Only the lines from the one with "Convert this diagram to TikZ code." through the one with "(lobby) at (29.35,3.91)", inclusive, should be echoed exactly; pictures are left out.

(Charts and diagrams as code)

────────────────

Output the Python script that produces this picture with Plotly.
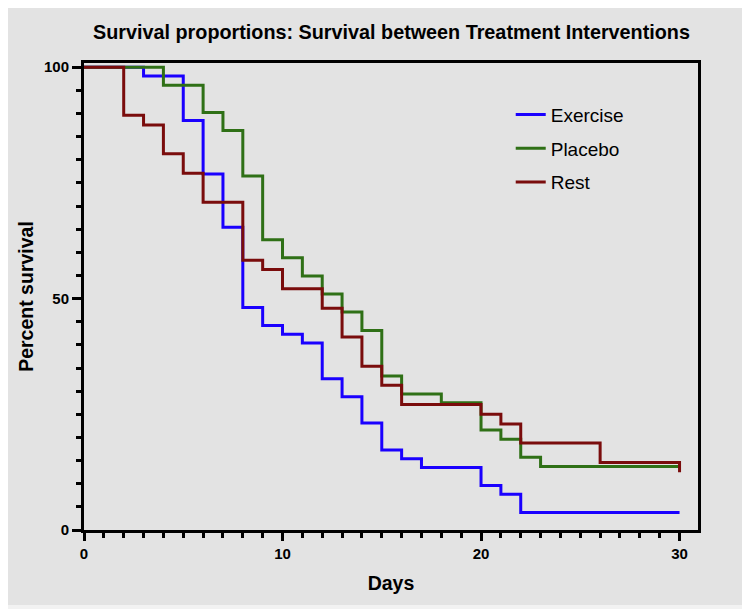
import plotly.graph_objects as go

# ---- data ----
exercise_days = [0, 3, 5, 6, 7, 8, 9, 10, 11, 12, 13, 14, 15, 16, 17, 20, 21, 22, 30]
exercise_pct = [100, 98.1, 88.5, 76.9, 65.4, 48.1, 44.2, 42.3, 40.4, 32.7, 28.8, 23.1, 17.3, 15.4, 13.5, 9.6, 7.7, 3.8, 3.8]

placebo_days = [0, 4, 6, 7, 8, 9, 10, 11, 12, 13, 14, 15, 16, 18, 20, 21, 22, 23, 30]
placebo_pct = [100, 96.1, 90.2, 86.3, 76.5, 62.7, 58.8, 54.9, 51.0, 47.1, 43.1, 33.3, 29.4, 27.5, 21.6, 19.6, 15.7, 13.7, 13.7]

rest_days = [0, 2, 3, 4, 5, 6, 8, 9, 10, 12, 13, 14, 15, 16, 20, 21, 22, 26, 30]
rest_pct = [100, 89.6, 87.5, 81.3, 77.1, 70.8, 58.3, 56.3, 52.1, 47.9, 41.7, 35.4, 31.3, 27.1, 25.0, 22.9, 18.8, 14.6, 12.5]

series_names = ["Exercise", "Placebo", "Rest"]
series_colors = ["#1a00ff", "#2f7016", "#7a0c0c"]

x_ticks = [0, 10, 20, 30]
y_ticks = [0, 50, 100]

fig = go.Figure()
for name, xs, ys, col in zip(series_names,
                             [exercise_days, placebo_days, rest_days],
                             [exercise_pct, placebo_pct, rest_pct],
                             series_colors):
    fig.add_trace(go.Scatter(x=xs, y=ys, mode="lines", name=name, legendgroup=name,
                             line=dict(color=col, width=3, shape="hv")))

FONT = "Liberation Sans, Arial, sans-serif"

# the page body adds an 8px margin, so the figure is 8px smaller than the window
W, H = 742, 601
L, R, T, B = 76, 52, 55, 79
pw, ph = W - L - R, H - T - B

fig.update_layout(
    width=W, height=H,
    margin=dict(l=L, r=R, t=T, b=B),
    paper_bgcolor="#f2f2f2",
    plot_bgcolor="white",
    font=dict(family=FONT, color="black"),
    title=dict(text="<b>Survival proportions: Survival between Treatment Interventions</b>",
               x=383.5 / W, xanchor="center", y=1 - 24 / H, yanchor="middle",
               font=dict(size=19.8, family=FONT, color="black")),
    legend=dict(x=0.695, y=0.93, xanchor="left", yanchor="top",
                bgcolor="rgba(0,0,0,0)", font=dict(size=19, family=FONT),
                tracegroupgap=6),
    showlegend=True,
    shapes=[dict(type="rect", xref="paper", yref="paper",
                 x0=-L / pw, x1=(W - 4 - L) / pw,
                 y0=-(B - 4) / ph, y1=(ph + T) / ph,
                 fillcolor="#e3e3e3", line=dict(width=0), layer="below")],
)

fig.update_xaxes(
    range=[0, 30.93], tickvals=x_ticks, ticks="outside", ticklen=8, tickwidth=2.5,
    tickcolor="black", showline=True, linecolor="black", linewidth=3, mirror=True,
    showgrid=False, zeroline=False, automargin=False,
    tickfont=dict(size=15, family=FONT, weight="bold"),
    minor=dict(dtick=1, ticks="outside", ticklen=5, tickwidth=2.5, tickcolor="black", showgrid=False),
    title=dict(text="<b>Days</b>", font=dict(size=19.5, family=FONT), standoff=16),
)
fig.update_yaxes(
    range=[0, 100.9], tickvals=y_ticks, ticks="outside", ticklen=9, tickwidth=2.5,
    tickcolor="black", showline=True, linecolor="black", linewidth=3, mirror=True,
    showgrid=False, zeroline=False, automargin=False,
    tickfont=dict(size=15, family=FONT, weight="bold"),
    minor=dict(dtick=5, ticks="outside", ticklen=5, tickwidth=2.5, tickcolor="black", showgrid=False),
    title=dict(text="<b>Percent survival</b>", font=dict(size=19.5, family=FONT), standoff=6),
)

fig.write_html("out.html")
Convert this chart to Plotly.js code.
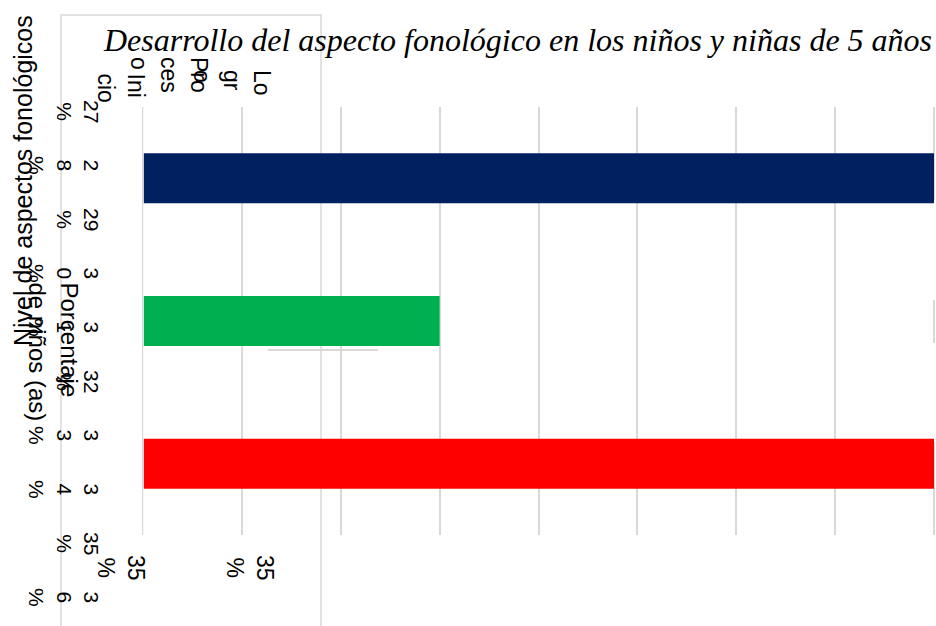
<!DOCTYPE html>
<html><head><meta charset="utf-8">
<script src="https://cdn.plot.ly/plotly-3.0.1.min.js"></script>
<style>html,body{margin:0;padding:0;background:#fff}#chart{width:936px;height:626px}</style>
</head><body><div id="chart"></div>
<script>
// ---- data ----
const categories = ["Logro", "Proceso", "Inicio"];
const categoryLabels = ["Lo<br>gr<br>o", "Pro<br>ces<br>o", "Ini<br>cio"];
const percentages = [35, 30, 35];
const barColors = ["#002060", "#00B050", "#FF0000"];
const tickValues = [27, 28, 29, 30, 31, 32, 33, 34, 35, 36];
const tickLabels = ["27<br>%", "2<br>8<br>%", "29<br>%", "3<br>0<br>%", "3<br>1<br>%",
                    "32<br>%", "3<br>3<br>%", "3<br>4<br>%", "35<br>%", "3<br>6<br>%"];
const valueLabels = [percentages[0], percentages[2]].map(v => v + "<br>%");
const titleText = "Desarrollo del aspecto fonológico en los niños y niñas de 5 años";
const yTitleText = "Nivel de aspectos fonológicos";
const xTitleText = "Porcentaje<br>de niños (as)";
const xMin = 27, xMax = 35;

// ---- geometry helpers ----
const W = 936, H = 626;
const M = {l: 143, r: 2, t: 100, b: 20};
const PW = W - M.l - M.r, PH = H - M.t - M.b;
const px = x => (x - M.l) / PW;
const py = y => (H - M.b - y) / PH;

const sans = "Liberation Sans, Arial, sans-serif";
const grid = "#d9d9d9";

const traces = [
  {
    type: "bar", orientation: "h",
    y: categories, x: percentages,
    marker: {color: barColors},
    width: 0.35,
    hoverinfo: "skip", showlegend: false
  },
  {
    type: "scatter", mode: "markers",
    x: tickValues.map(() => 0), y: tickValues,
    xaxis: "x2", yaxis: "y2",
    marker: {size: 1, opacity: 0},
    hoverinfo: "skip", showlegend: false
  }
];

const annotations = [];
annotations.push({
  text: yTitleText, xref: "paper", yref: "paper", x: px(23), y: py(181),
  xanchor: "center", yanchor: "middle", textangle: -90, showarrow: false,
  font: {family: sans, size: 25, color: "#000"}
});
annotations.push({
  text: xTitleText, xref: "paper", yref: "paper", x: px(54), y: py(280),
  xanchor: "center", yanchor: "top", textangle: 90, align: "left", showarrow: false,
  font: {family: sans, size: 24, color: "#000"}
});
const catRight = [277, 214, 151], catTop = [68, 55, 71];
categoryLabels.forEach((t, i) => annotations.push({
  text: t, xref: "paper", yref: "paper", x: px(catRight[i]), y: py(catTop[i]),
  xanchor: "right", yanchor: "top", textangle: 90, align: "left", showarrow: false,
  font: {family: sans, size: 23, color: "#000"}
}));
tickValues.forEach((v, i) => annotations.push({
  text: tickLabels[i], xref: "paper", yref: "y2", x: px(105), y: v,
  xanchor: "right", yanchor: "middle", textangle: 90, align: "center", showarrow: false,
  font: {family: sans, size: 21, color: "#000"}
}));
const valX = [121, 250];
valueLabels.forEach((t, i) => annotations.push({
  text: t, xref: "paper", yref: "paper", x: px(valX[i]), y: py(568),
  xanchor: "center", yanchor: "middle", textangle: 90, align: "center", showarrow: false,
  font: {family: sans, size: 23, color: "#000"}
}));

const yDom = [py(535), py(107)];
const shapes = [
  {type: "rect", xref: "paper", yref: "paper", x0: px(61), x1: px(321), y0: py(15), y1: py(700),
   line: {color: grid, width: 1.5}, fillcolor: "rgba(0,0,0,0)", layer: "below"},
  {type: "line", xref: "paper", yref: "paper", x0: px(268), x1: px(378), y0: py(350), y1: py(350),
   line: {color: grid, width: 2}, layer: "below"},
  // edge gridlines of the value axis (paper-referenced so they are not clipped)
  {type: "line", xref: "paper", yref: "paper", x0: 0, x1: 0, y0: yDom[0], y1: yDom[1],
   line: {color: grid, width: 2}, layer: "below"},
  {type: "line", xref: "paper", yref: "paper", x0: px(934), x1: px(934), y0: yDom[0], y1: yDom[1],
   line: {color: grid, width: 2}, layer: "below"},
  // blank patches where the gridlines are interrupted
  {type: "rect", xref: "paper", yref: "paper", x0: px(560), x1: px(945), y0: py(200), y1: py(300),
   line: {width: 0}, fillcolor: "#fff", layer: "between"},
  {type: "rect", xref: "paper", yref: "paper", x0: px(525), x1: px(561), y0: py(245), y1: py(300),
   line: {width: 0}, fillcolor: "#fff", layer: "between"},
  {type: "rect", xref: "paper", yref: "paper", x0: px(490), x1: px(945), y0: py(343), y1: py(442),
   line: {width: 0}, fillcolor: "#fff", layer: "between"}
];

const layout = {
  width: W, height: H, margin: M,
  paper_bgcolor: "#fff", plot_bgcolor: "#fff",
  title: {
    text: titleText, xref: "container", yref: "container",
    x: 518 / W, y: 1 - 40 / H, xanchor: "center", yanchor: "middle",
    font: {family: "Liberation Serif, Times New Roman, serif", size: 32, style: "italic", color: "#000"}
  },
  xaxis: {
    range: [xMin, xMax], tick0: xMin, dtick: 1, showgrid: true, gridcolor: grid, gridwidth: 2,
    showticklabels: false, ticks: "", zeroline: false, showline: false, fixedrange: true,
    domain: [0, 1], anchor: "y"
  },
  yaxis: {
    type: "category", autorange: "reversed", showgrid: false, showticklabels: false,
    ticks: "", zeroline: false, showline: false, fixedrange: true,
    domain: yDom
  },
  xaxis2: {domain: [0, 0.001], anchor: "y2", visible: false, range: [-1, 1], fixedrange: true},
  yaxis2: {
    domain: [0, 1], anchor: "x2", visible: false, fixedrange: true,
    range: [27 + (H - M.b - 111) / 54, 27 - (111 - M.t) / 54]
  },
  annotations: annotations,
  shapes: shapes,
  showlegend: false
};

Plotly.newPlot("chart", traces, layout, {displayModeBar: false, staticPlot: true});
</script>
</body></html>
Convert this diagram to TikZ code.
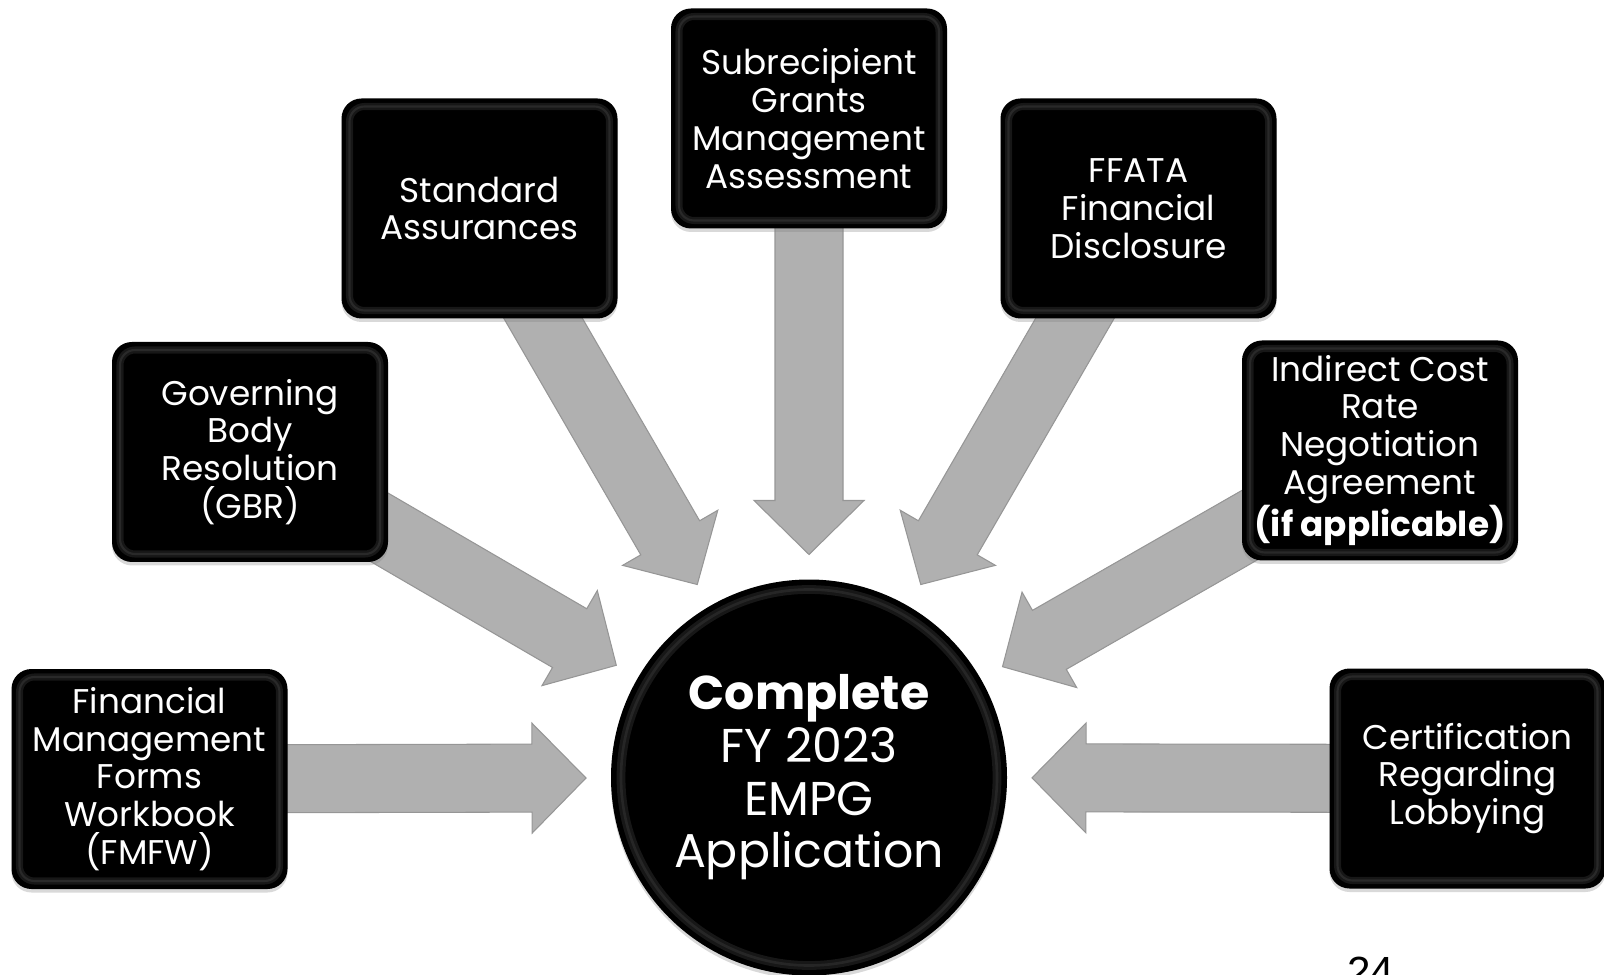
\documentclass[tikz,border=0pt]{standalone}
\usepackage{fontspec}
\setmainfont{Poppins}
\setsansfont{Liberation Sans}
\usetikzlibrary{calc, shadows}

\definecolor{arrowgray}{RGB}{176,176,176}
\definecolor{arrowedge}{RGB}{150,150,150}

\pgfdeclarelayer{back}
\pgfsetlayers{back,main}

\tikzset{
  item/.style={rectangle, rounded corners=0.4cm, fill=black, text=white,
    minimum width=5.52cm, minimum height=4.4cm, align=center, inner sep=2pt,
    font=\fontsize{19.5}{21.5}\selectfont,
    drop shadow={shadow xshift=0cm, shadow yshift=-0.07cm, opacity=0.3},
    path picture={
      \draw[gray!18!black, line width=4pt, rounded corners=0.3cm]
        ([shift={(0.16,-0.16)}]path picture bounding box.north west) rectangle
        ([shift={(-0.16,0.16)}]path picture bounding box.south east);
      \draw[gray!32!black, line width=1.2pt, rounded corners=0.3cm]
        ([shift={(0.16,-0.16)}]path picture bounding box.north west) rectangle
        ([shift={(-0.16,0.16)}]path picture bounding box.south east);}},
  hub/.style={circle, fill=black, text=white, minimum size=7.92cm, inner sep=0pt,
    align=center, font=\fontsize{27}{30}\selectfont,
    drop shadow={shadow xshift=0cm, shadow yshift=-0.07cm, opacity=0.3},
    path picture={
      \draw[gray!18!black, line width=5pt] (path picture bounding box.center) circle (3.76cm);
      \draw[gray!30!black, line width=1.5pt] (path picture bounding box.center) circle (3.76cm);}},
  feed/.style={fill=arrowgray, draw=arrowedge, line width=0.6pt, line join=miter},
}

\begin{document}
\begin{tikzpicture}
\useasboundingbox (0,0) rectangle (32.08,19.48);
\clip (0,0) rectangle (32.08,19.48);

% Centre
\node[hub] (app) at (16.18,3.93) {\textbf{Complete}\\FY 2023\\EMPG\\Application};

% Documents
\node[item] (fmfw) at (2.99,3.90) {Financial\\Management\\Forms\\Workbook\\(FMFW)};
\node[item] (gbr) at (5.00,10.44) {Governing\\Body\\Resolution\\(GBR)};
\node[item] (std) at (9.59,15.31) {Standard\\Assurances};
\node[item] (sub) at (16.18,17.11) {Subrecipient\\Grants\\Management\\Assessment};
\node[item] (ffata) at (22.77,15.31) {FFATA\\Financial\\Disclosure};
\node[item] (icr) at (27.60,10.47) {Indirect Cost\\Rate\\Negotiation\\Agreement\\\textbf{(if applicable)}};
\node[item] (lobby) at (29.35,3.91) {Certification\\Regarding\\Lobbying};

% Block arrows, box to centre
\begin{pgfonlayer}{back}
\foreach \b in {fmfw,gbr,std,sub,ffata,icr,lobby}
  \draw[feed] let \p1=($(\b.center)-(app.center)$), \n1={atan2(\y1,\x1)}, \n2={veclen(\x1,\y1)} in
    ($(app.center)+(\n1:4.46)$)
    -- ($(app.center)+(\n1:5.54)+(\n1+90:1.1)$)
    -- ($(app.center)+(\n1:5.54)+(\n1+90:0.68)$)
    -- ($(app.center)+(\n1:\n2)+(\n1+90:0.68)$)
    -- ($(app.center)+(\n1:\n2)+(\n1-90:0.68)$)
    -- ($(app.center)+(\n1:5.54)+(\n1-90:0.68)$)
    -- ($(app.center)+(\n1:5.54)+(\n1-90:1.1)$) -- cycle;
\end{pgfonlayer}

% Page number
\node[anchor=north west, inner sep=0pt, font=\sffamily\fontsize{24}{24}\selectfont] (pagenum) at (26.94,0.34) {24};
\end{tikzpicture}
\end{document}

────────────────

#### Result for this exercise:
Convert this diagram to TikZ code.
\documentclass[tikz,border=0pt]{standalone}
\usepackage{fontspec}
\setmainfont{Poppins}
\setsansfont{Liberation Sans}
\usetikzlibrary{calc, shadows}

\definecolor{arrowgray}{RGB}{176,176,176}
\definecolor{arrowedge}{RGB}{150,150,150}

\pgfdeclarelayer{back}
\pgfsetlayers{back,main}

\tikzset{
  item/.style={rectangle, rounded corners=0.4cm, fill=black, text=white,
    minimum width=5.52cm, minimum height=4.4cm, align=center, inner sep=2pt,
    font=\fontsize{19.5}{21.5}\selectfont,
    drop shadow={shadow xshift=0cm, shadow yshift=-0.07cm, opacity=0.3},
    path picture={
      \draw[gray!18!black, line width=4pt, rounded corners=0.3cm]
        ([shift={(0.16,-0.16)}]path picture bounding box.north west) rectangle
        ([shift={(-0.16,0.16)}]path picture bounding box.south east);
      \draw[gray!32!black, line width=1.2pt, rounded corners=0.3cm]
        ([shift={(0.16,-0.16)}]path picture bounding box.north west) rectangle
        ([shift={(-0.16,0.16)}]path picture bounding box.south east);}},
  hub/.style={circle, fill=black, text=white, minimum size=7.92cm, inner sep=0pt,
    align=center, font=\fontsize{27}{30}\selectfont,
    drop shadow={shadow xshift=0cm, shadow yshift=-0.07cm, opacity=0.3},
    path picture={
      \draw[gray!18!black, line width=5pt] (path picture bounding box.center) circle (3.76cm);
      \draw[gray!30!black, line width=1.5pt] (path picture bounding box.center) circle (3.76cm);}},
  feed/.style={fill=arrowgray, draw=arrowedge, line width=0.6pt, line join=miter},
}

\begin{document}
\begin{tikzpicture}
\useasboundingbox (0,0) rectangle (32.08,19.48);
\clip (0,0) rectangle (32.08,19.48);

% Centre
\node[hub] (app) at (16.18,3.93) {\textbf{Complete}\\FY 2023\\EMPG\\Application};

% Documents
\node[item] (fmfw) at (2.99,3.90) {Financial\\Management\\Forms\\Workbook\\(FMFW)};
\node[item] (gbr) at (5.00,10.44) {Governing\\Body\\Resolution\\(GBR)};
\node[item] (std) at (9.59,15.31) {Standard\\Assurances};
\node[item] (sub) at (16.18,17.11) {Subrecipient\\Grants\\Management\\Assessment};
\node[item] (ffata) at (22.77,15.31) {FFATA\\Financial\\Disclosure};
\node[item] (icr) at (27.60,10.47) {Indirect Cost\\Rate\\Negotiation\\Agreement\\\textbf{(if applicable)}};
\node[item] (lobby) at (29.35,3.91) {Certification\\Regarding\\Lobbying};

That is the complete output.